Objective: Output the data that follows exactly, line for line.

═══ Provided material

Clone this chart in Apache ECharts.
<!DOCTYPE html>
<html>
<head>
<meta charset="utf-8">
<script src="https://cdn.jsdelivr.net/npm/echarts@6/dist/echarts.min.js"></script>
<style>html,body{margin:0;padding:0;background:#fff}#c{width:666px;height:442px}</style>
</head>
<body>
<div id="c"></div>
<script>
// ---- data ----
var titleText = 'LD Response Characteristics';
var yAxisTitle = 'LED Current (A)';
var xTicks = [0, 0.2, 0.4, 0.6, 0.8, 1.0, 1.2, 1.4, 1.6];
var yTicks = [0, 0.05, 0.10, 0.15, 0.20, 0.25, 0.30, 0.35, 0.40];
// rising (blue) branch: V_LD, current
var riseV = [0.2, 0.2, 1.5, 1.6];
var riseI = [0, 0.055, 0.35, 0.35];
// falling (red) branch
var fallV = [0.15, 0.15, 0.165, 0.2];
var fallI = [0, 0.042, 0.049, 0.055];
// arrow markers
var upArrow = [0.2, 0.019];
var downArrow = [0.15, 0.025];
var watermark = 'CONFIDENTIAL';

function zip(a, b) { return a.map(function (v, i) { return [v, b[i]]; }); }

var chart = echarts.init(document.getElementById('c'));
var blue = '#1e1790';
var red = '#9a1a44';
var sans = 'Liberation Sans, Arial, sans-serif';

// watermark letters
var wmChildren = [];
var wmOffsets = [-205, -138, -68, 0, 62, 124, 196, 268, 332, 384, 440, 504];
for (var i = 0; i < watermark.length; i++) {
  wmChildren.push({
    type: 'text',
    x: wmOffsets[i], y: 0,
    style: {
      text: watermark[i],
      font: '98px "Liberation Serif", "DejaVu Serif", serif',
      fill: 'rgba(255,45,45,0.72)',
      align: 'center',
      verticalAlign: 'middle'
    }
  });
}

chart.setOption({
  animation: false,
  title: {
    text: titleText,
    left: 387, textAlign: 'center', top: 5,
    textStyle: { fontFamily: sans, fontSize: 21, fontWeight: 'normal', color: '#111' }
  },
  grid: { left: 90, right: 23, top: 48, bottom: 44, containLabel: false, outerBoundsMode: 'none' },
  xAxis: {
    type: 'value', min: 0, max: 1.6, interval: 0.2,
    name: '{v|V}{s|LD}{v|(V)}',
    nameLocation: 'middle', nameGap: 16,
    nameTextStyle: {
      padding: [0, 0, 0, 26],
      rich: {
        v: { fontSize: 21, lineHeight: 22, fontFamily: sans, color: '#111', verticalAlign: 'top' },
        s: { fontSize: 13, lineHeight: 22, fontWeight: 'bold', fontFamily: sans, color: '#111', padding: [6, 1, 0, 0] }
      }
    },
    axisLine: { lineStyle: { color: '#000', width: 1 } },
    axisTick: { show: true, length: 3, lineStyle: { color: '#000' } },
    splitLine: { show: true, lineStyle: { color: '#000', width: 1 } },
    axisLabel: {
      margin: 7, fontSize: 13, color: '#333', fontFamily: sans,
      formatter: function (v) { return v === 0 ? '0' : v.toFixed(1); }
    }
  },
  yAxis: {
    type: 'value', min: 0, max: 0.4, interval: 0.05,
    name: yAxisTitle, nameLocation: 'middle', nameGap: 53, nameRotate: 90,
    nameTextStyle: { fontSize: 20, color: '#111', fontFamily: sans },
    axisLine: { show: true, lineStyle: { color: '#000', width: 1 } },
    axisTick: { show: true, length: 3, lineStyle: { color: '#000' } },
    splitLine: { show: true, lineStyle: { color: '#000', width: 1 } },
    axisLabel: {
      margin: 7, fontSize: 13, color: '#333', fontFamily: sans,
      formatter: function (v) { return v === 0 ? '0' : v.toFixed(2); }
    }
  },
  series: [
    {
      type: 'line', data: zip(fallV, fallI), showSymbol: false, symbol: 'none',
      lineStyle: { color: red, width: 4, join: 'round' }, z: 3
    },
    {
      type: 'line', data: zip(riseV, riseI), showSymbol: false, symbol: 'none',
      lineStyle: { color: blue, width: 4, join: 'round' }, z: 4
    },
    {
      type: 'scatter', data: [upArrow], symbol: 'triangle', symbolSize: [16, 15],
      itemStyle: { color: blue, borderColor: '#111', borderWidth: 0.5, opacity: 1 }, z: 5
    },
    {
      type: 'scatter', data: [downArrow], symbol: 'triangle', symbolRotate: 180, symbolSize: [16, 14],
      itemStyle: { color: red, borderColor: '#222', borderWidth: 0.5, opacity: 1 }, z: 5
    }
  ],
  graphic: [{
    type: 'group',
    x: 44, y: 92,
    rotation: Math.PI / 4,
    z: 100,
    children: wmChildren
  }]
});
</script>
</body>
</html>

══════

Response to this exercise:
Clone this chart in Apache ECharts.
<!DOCTYPE html>
<html>
<head>
<meta charset="utf-8">
<script src="https://cdn.jsdelivr.net/npm/echarts@6/dist/echarts.min.js"></script>
<style>html,body{margin:0;padding:0;background:#fff}#c{width:666px;height:442px}</style>
</head>
<body>
<div id="c"></div>
<script>
// ---- data ----
var titleText = 'LD Response Characteristics';
var yAxisTitle = 'LED Current (A)';
var xTicks = [0, 0.2, 0.4, 0.6, 0.8, 1.0, 1.2, 1.4, 1.6];
var yTicks = [0, 0.05, 0.10, 0.15, 0.20, 0.25, 0.30, 0.35, 0.40];
// rising (blue) branch: V_LD, current
var riseV = [0.2, 0.2, 1.5, 1.6];
var riseI = [0, 0.055, 0.35, 0.35];
// falling (red) branch
var fallV = [0.15, 0.15, 0.165, 0.2];
var fallI = [0, 0.042, 0.049, 0.055];
// arrow markers
var upArrow = [0.2, 0.019];
var downArrow = [0.15, 0.025];
var watermark = 'CONFIDENTIAL';

function zip(a, b) { return a.map(function (v, i) { return [v, b[i]]; }); }

var chart = echarts.init(document.getElementById('c'));
var blue = '#1e1790';
var red = '#9a1a44';
var sans = 'Liberation Sans, Arial, sans-serif';

// watermark letters
var wmChildren = [];
var wmOffsets = [-205, -138, -68, 0, 62, 124, 196, 268, 332, 384, 440, 504];
for (var i = 0; i < watermark.length; i++) {
  wmChildren.push({
    type: 'text',
    x: wmOffsets[i], y: 0,
    style: {
      text: watermark[i],
      font: '98px "Liberation Serif", "DejaVu Serif", serif',
      fill: 'rgba(255,45,45,0.72)',
      align: 'center',
      verticalAlign: 'middle'
    }
  });
}

chart.setOption({
  animation: false,
  title: {
    text: titleText,
    left: 387, textAlign: 'center', top: 5,
    textStyle: { fontFamily: sans, fontSize: 21, fontWeight: 'normal', color: '#111' }
  },
  grid: { left: 90, right: 23, top: 48, bottom: 44, containLabel: false, outerBoundsMode: 'none' },
  xAxis: {
    type: 'value', min: 0, max: 1.6, interval: 0.2,
    name: '{v|V}{s|LD}{v|(V)}',
    nameLocation: 'middle', nameGap: 16,
    nameTextStyle: {
      padding: [0, 0, 0, 26],
      rich: {
        v: { fontSize: 21, lineHeight: 22, fontFamily: sans, color: '#111', verticalAlign: 'top' },
        s: { fontSize: 13, lineHeight: 22, fontWeight: 'bold', fontFamily: sans, color: '#111', padding: [6, 1, 0, 0] }
      }
    },
    axisLine: { lineStyle: { color: '#000', width: 1 } },
    axisTick: { show: true, length: 3, lineStyle: { color: '#000' } },
    splitLine: { show: true, lineStyle: { color: '#000', width: 1 } },
    axisLabel: {
      margin: 7, fontSize: 13, color: '#333', fontFamily: sans,
      formatter: function (v) { return v === 0 ? '0' : v.toFixed(1); }
    }
  },
  yAxis: {
    type: 'value', min: 0, max: 0.4, interval: 0.05,
    name: yAxisTitle, nameLocation: 'middle', nameGap: 53, nameRotate: 90,
    nameTextStyle: { fontSize: 20, color: '#111', fontFamily: sans },
    axisLine: { show: true, lineStyle: { color: '#000', width: 1 } },
    axisTick: { show: true, length: 3, lineStyle: { color: '#000' } },
    splitLine: { show: true, lineStyle: { color: '#000', width: 1 } },
    axisLabel: {
      margin: 7, fontSize: 13, color: '#333', fontFamily: sans,
      formatter: function (v) { return v === 0 ? '0' : v.toFixed(2); }
    }
  },
  series: [
    {
      type: 'line', data: zip(fallV, fallI), showSymbol: false, symbol: 'none',
      lineStyle: { color: red, width: 4, join: 'round' }, z: 3
    },
    {
      type: 'line', data: zip(riseV, riseI), showSymbol: false, symbol: 'none',
      lineStyle: { color: blue, width: 4, join: 'round' }, z: 4
    },
    {
      type: 'scatter', data: [upArrow], symbol: 'triangle', symbolSize: [16, 15],
      itemStyle: { color: blue, borderColor: '#111', borderWidth: 0.5, opacity: 1 }, z: 5
    },
    {
      type: 'scatter', data: [downArrow], symbol: 'triangle', symbolRotate: 180, symbolSize: [16, 14],
      itemStyle: { color: red, borderColor: '#222', borderWidth: 0.5, opacity: 1 }, z: 5
    }
  ],
  graphic: [{
    type: 'group',
    x: 44, y: 92,
    rotation: Math.PI / 4,
    z: 100,
    children: wmChildren
  }]
});
</script>
</body>
</html>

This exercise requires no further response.